The slight elevation of the protractors puts a twist on normal graffiti. Unlike a usual tag, the protractors stick out physically.

“The protractors have a little bit of relief and color, taking what would be a normal graffiti tag and making it special,” Lidji said.

The protractors have enough of an air of mystery to them that they keep people intrigued, and hunting for them even seems to be a hobby for some. For Lidji, he simply said that they’re fun to find.

Lidji says that even though he stopped searching for more protractors around 2013 — about four years ago — he still gets calls and emails about them every spring.

“It’s clear that people like to explore cities,” Lidji said. “And Pittsburgh is a really good city for exploring. It will reward your efforts. And this is a small appetizer to a much larger meal.”

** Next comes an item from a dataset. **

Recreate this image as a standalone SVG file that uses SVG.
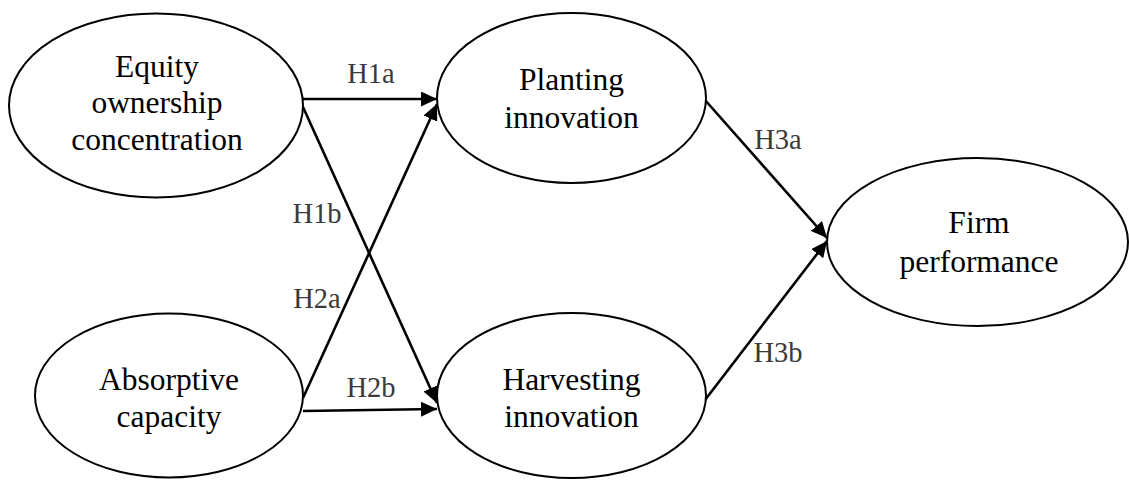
<svg xmlns="http://www.w3.org/2000/svg" width="1129" height="480" viewBox="0 0 1129 480">
<style>
.node ellipse{fill:#fff;stroke:#000;stroke-width:2}
.node text{font-family:"Liberation Serif","Times New Roman",serif;font-size:31.5px;fill:#000;text-anchor:middle}
.conn line{stroke:#000;stroke-width:2.6;fill:none}
.lbl{font-family:"Liberation Serif","Times New Roman",serif;font-size:28.5px;fill:#3a3a3a;text-anchor:middle}
</style>
<defs>
<marker id="ah" markerUnits="userSpaceOnUse" markerWidth="17" markerHeight="15" refX="16" refY="7.5" orient="auto">
<path d="M0,0 L16,7.5 L0,15 z" fill="#000"/>
</marker>
</defs>
<rect width="1129" height="480" fill="#fff"/>
<g id="connectors" class="conn">
<line x1="303" y1="99" x2="437" y2="99" marker-end="url(#ah)"/>
<line x1="303" y1="107" x2="437" y2="403" marker-end="url(#ah)"/>
<line x1="303" y1="398" x2="437" y2="104" marker-end="url(#ah)"/>
<line x1="303" y1="411" x2="437" y2="409" marker-end="url(#ah)"/>
<line x1="705" y1="100" x2="827" y2="238" marker-end="url(#ah)"/>
<line x1="705" y1="400" x2="827" y2="241" marker-end="url(#ah)"/>
<text class="lbl" x="371" y="83">H1a</text>
<text class="lbl" x="317" y="223">H1b</text>
<text class="lbl" x="317" y="308">H2a</text>
<text class="lbl" x="371" y="397">H2b</text>
<text class="lbl" x="778" y="149">H3a</text>
<text class="lbl" x="778" y="362">H3b</text>
</g>
<g id="equity" class="node">
<ellipse cx="156" cy="105.5" rx="147" ry="92"/>
<text x="157" y="77">Equity</text>
<text x="157" y="113">ownership</text>
<text x="157" y="150">concentration</text>
</g>
<g id="absorptive" class="node">
<ellipse cx="169" cy="395.5" rx="134" ry="82"/>
<text x="169" y="390">Absorptive</text>
<text x="169" y="427">capacity</text>
</g>
<g id="planting" class="node">
<ellipse cx="571.5" cy="98" rx="134.5" ry="85"/>
<text x="571.5" y="90">Planting</text>
<text x="571.5" y="128">innovation</text>
</g>
<g id="harvesting" class="node">
<ellipse cx="571.5" cy="395.5" rx="134.5" ry="82.5"/>
<text x="571.5" y="390">Harvesting</text>
<text x="571.5" y="427">innovation</text>
</g>
<g id="firm" class="node">
<ellipse cx="977.5" cy="242" rx="150.5" ry="84"/>
<text x="979" y="233">Firm</text>
<text x="979" y="272">performance</text>
</g>
</svg>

This protractor resides on a no parking sign near Schenley Park. (Photo by Anna Bongardino | Visual Editor)

As the weather grows warmer, the search for protractors is a great way to get out and move through the city on foot or bike and to potentially find something new.

However, the protractors may not be permanent.

Even as Lidji was still looking for them, some were disappearing, whether they were taken down with only the outline of glue remaining or were painted over, the protractor’s form still visible underneath the fresh coloring.

While Lidji doesn’t seem to have any plans to go hunting for protractors again anytime soon, he talks about what it might be like to go back to the spots where the protractors were found to see what has changed.

“It becomes a way of watching the city change,” Lidji said. “You could do it without the protractors, but it’s a lot more fun with them.”